WRITTEN EXERCISE: Your job is to return the lines between the line holding "Generate a Python" and the line holding "fig = plt.figure(figsize=(W", inclusive, exactly and with no pictures.

DATA IN THIS EXERCISE:

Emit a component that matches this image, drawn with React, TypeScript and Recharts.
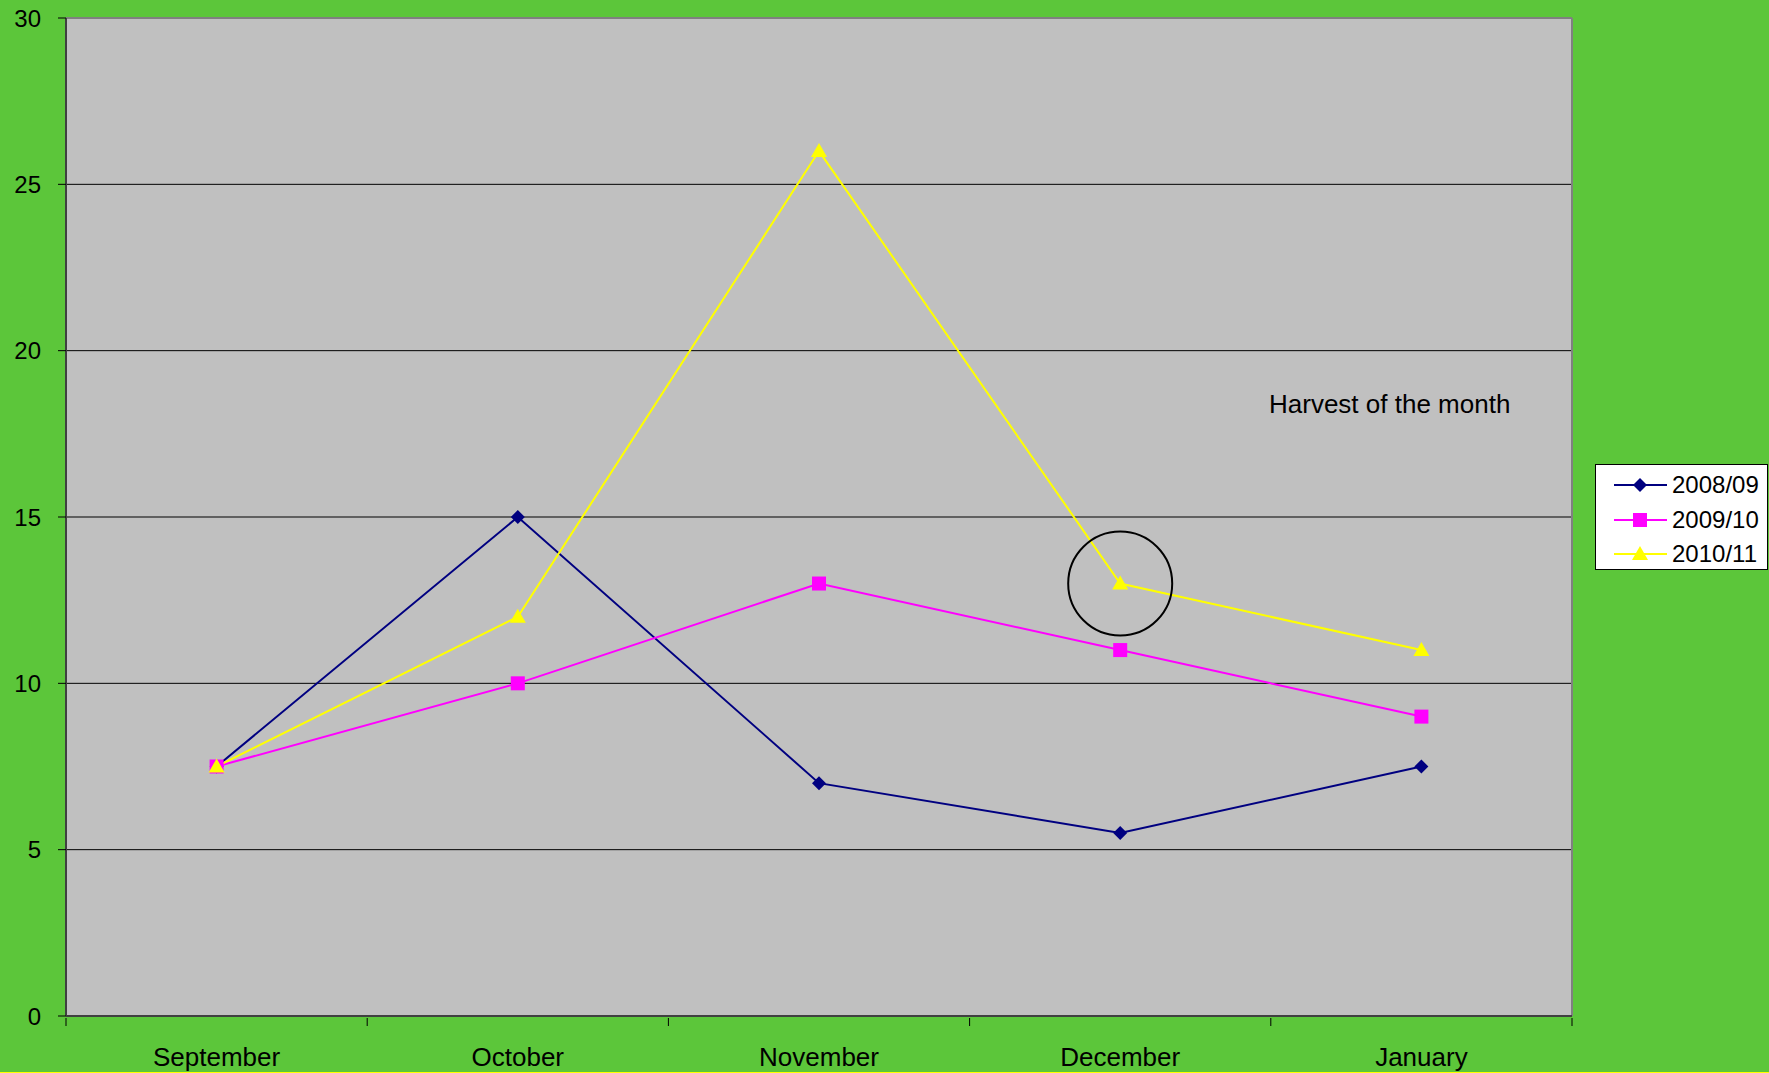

* * *

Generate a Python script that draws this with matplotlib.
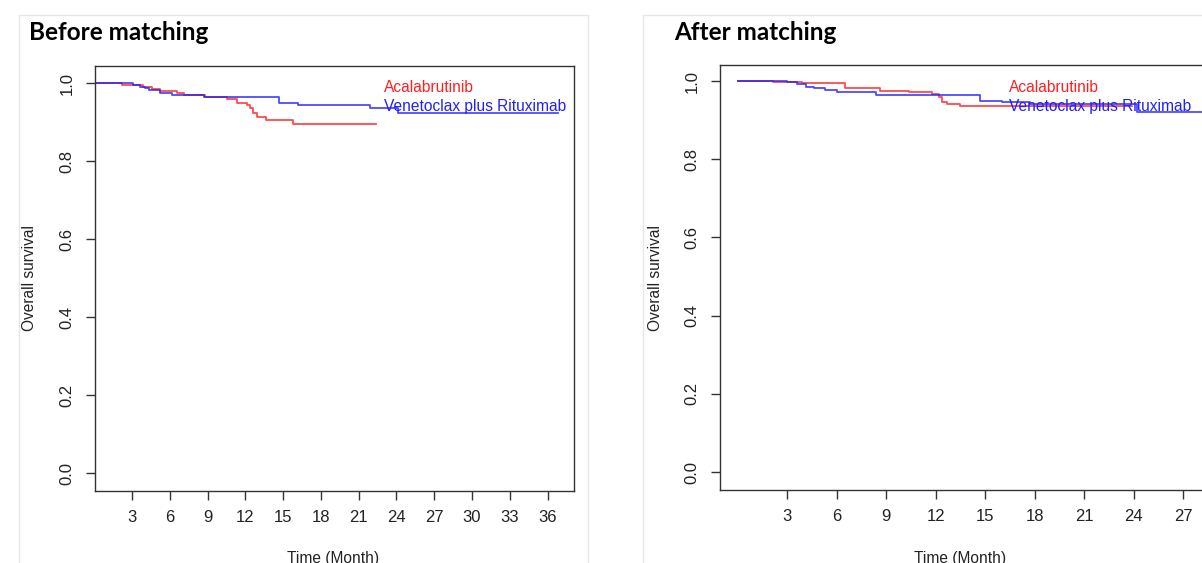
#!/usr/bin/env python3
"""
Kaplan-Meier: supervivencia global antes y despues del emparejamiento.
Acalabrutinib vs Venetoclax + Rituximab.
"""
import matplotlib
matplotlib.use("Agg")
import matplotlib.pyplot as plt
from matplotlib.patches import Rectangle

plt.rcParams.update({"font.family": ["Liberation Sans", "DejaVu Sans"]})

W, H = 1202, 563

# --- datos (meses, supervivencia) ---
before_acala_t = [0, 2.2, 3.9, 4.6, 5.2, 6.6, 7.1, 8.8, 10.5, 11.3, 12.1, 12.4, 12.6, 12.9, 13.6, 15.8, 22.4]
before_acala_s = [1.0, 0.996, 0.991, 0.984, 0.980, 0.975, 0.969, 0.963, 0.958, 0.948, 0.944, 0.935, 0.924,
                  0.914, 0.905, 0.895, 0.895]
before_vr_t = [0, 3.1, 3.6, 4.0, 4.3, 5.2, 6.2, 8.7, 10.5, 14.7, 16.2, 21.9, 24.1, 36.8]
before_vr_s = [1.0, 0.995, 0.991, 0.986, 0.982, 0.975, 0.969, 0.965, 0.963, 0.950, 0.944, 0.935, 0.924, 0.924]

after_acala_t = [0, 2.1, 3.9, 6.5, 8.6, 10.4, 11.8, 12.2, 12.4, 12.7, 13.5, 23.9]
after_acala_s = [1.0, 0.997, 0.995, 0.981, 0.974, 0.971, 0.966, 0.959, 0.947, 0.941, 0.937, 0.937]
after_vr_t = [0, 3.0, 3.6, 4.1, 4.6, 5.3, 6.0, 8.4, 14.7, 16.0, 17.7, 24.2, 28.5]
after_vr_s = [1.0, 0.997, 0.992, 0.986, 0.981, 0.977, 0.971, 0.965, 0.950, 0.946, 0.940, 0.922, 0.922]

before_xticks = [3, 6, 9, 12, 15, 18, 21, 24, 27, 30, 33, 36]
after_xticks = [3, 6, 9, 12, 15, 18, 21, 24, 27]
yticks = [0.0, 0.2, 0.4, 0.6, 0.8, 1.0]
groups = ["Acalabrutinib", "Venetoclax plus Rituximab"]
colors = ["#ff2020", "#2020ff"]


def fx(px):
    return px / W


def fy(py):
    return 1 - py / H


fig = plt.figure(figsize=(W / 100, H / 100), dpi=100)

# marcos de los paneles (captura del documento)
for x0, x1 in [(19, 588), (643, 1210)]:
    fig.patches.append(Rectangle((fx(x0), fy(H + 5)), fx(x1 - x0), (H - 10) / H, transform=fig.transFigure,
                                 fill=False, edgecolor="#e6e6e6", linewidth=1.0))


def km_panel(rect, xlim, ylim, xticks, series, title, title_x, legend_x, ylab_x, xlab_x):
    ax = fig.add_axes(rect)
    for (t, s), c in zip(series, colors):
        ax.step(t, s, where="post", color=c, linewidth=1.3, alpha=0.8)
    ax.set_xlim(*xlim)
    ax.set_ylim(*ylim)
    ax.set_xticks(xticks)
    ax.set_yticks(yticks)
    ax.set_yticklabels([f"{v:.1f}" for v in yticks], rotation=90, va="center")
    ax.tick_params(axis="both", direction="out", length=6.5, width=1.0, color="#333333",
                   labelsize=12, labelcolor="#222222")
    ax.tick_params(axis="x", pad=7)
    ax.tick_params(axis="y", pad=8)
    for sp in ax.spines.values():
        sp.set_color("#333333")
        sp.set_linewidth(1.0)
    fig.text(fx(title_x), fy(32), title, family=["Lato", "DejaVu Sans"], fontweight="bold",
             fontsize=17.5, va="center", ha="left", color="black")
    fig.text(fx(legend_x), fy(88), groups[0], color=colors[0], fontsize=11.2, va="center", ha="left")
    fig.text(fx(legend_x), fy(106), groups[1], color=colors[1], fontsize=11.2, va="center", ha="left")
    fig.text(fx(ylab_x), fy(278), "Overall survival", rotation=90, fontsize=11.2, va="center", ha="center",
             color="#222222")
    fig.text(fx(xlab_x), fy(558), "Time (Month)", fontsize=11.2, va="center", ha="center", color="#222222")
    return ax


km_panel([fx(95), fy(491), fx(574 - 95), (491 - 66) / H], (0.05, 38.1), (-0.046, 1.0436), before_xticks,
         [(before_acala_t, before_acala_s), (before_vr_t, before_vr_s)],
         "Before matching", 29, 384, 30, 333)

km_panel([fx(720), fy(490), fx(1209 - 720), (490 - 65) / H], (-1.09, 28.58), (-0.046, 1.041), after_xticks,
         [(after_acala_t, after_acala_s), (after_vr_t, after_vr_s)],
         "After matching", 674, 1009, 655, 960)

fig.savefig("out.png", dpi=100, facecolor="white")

FINAL RESULT:
Generate a Python script that draws this with matplotlib.
#!/usr/bin/env python3
"""
Kaplan-Meier: supervivencia global antes y despues del emparejamiento.
Acalabrutinib vs Venetoclax + Rituximab.
"""
import matplotlib
matplotlib.use("Agg")
import matplotlib.pyplot as plt
from matplotlib.patches import Rectangle

plt.rcParams.update({"font.family": ["Liberation Sans", "DejaVu Sans"]})

W, H = 1202, 563

# --- datos (meses, supervivencia) ---
before_acala_t = [0, 2.2, 3.9, 4.6, 5.2, 6.6, 7.1, 8.8, 10.5, 11.3, 12.1, 12.4, 12.6, 12.9, 13.6, 15.8, 22.4]
before_acala_s = [1.0, 0.996, 0.991, 0.984, 0.980, 0.975, 0.969, 0.963, 0.958, 0.948, 0.944, 0.935, 0.924,
                  0.914, 0.905, 0.895, 0.895]
before_vr_t = [0, 3.1, 3.6, 4.0, 4.3, 5.2, 6.2, 8.7, 10.5, 14.7, 16.2, 21.9, 24.1, 36.8]
before_vr_s = [1.0, 0.995, 0.991, 0.986, 0.982, 0.975, 0.969, 0.965, 0.963, 0.950, 0.944, 0.935, 0.924, 0.924]

after_acala_t = [0, 2.1, 3.9, 6.5, 8.6, 10.4, 11.8, 12.2, 12.4, 12.7, 13.5, 23.9]
after_acala_s = [1.0, 0.997, 0.995, 0.981, 0.974, 0.971, 0.966, 0.959, 0.947, 0.941, 0.937, 0.937]
after_vr_t = [0, 3.0, 3.6, 4.1, 4.6, 5.3, 6.0, 8.4, 14.7, 16.0, 17.7, 24.2, 28.5]
after_vr_s = [1.0, 0.997, 0.992, 0.986, 0.981, 0.977, 0.971, 0.965, 0.950, 0.946, 0.940, 0.922, 0.922]

before_xticks = [3, 6, 9, 12, 15, 18, 21, 24, 27, 30, 33, 36]
after_xticks = [3, 6, 9, 12, 15, 18, 21, 24, 27]
yticks = [0.0, 0.2, 0.4, 0.6, 0.8, 1.0]
groups = ["Acalabrutinib", "Venetoclax plus Rituximab"]
colors = ["#ff2020", "#2020ff"]


def fx(px):
    return px / W


def fy(py):
    return 1 - py / H


fig = plt.figure(figsize=(W / 100, H / 100), dpi=100)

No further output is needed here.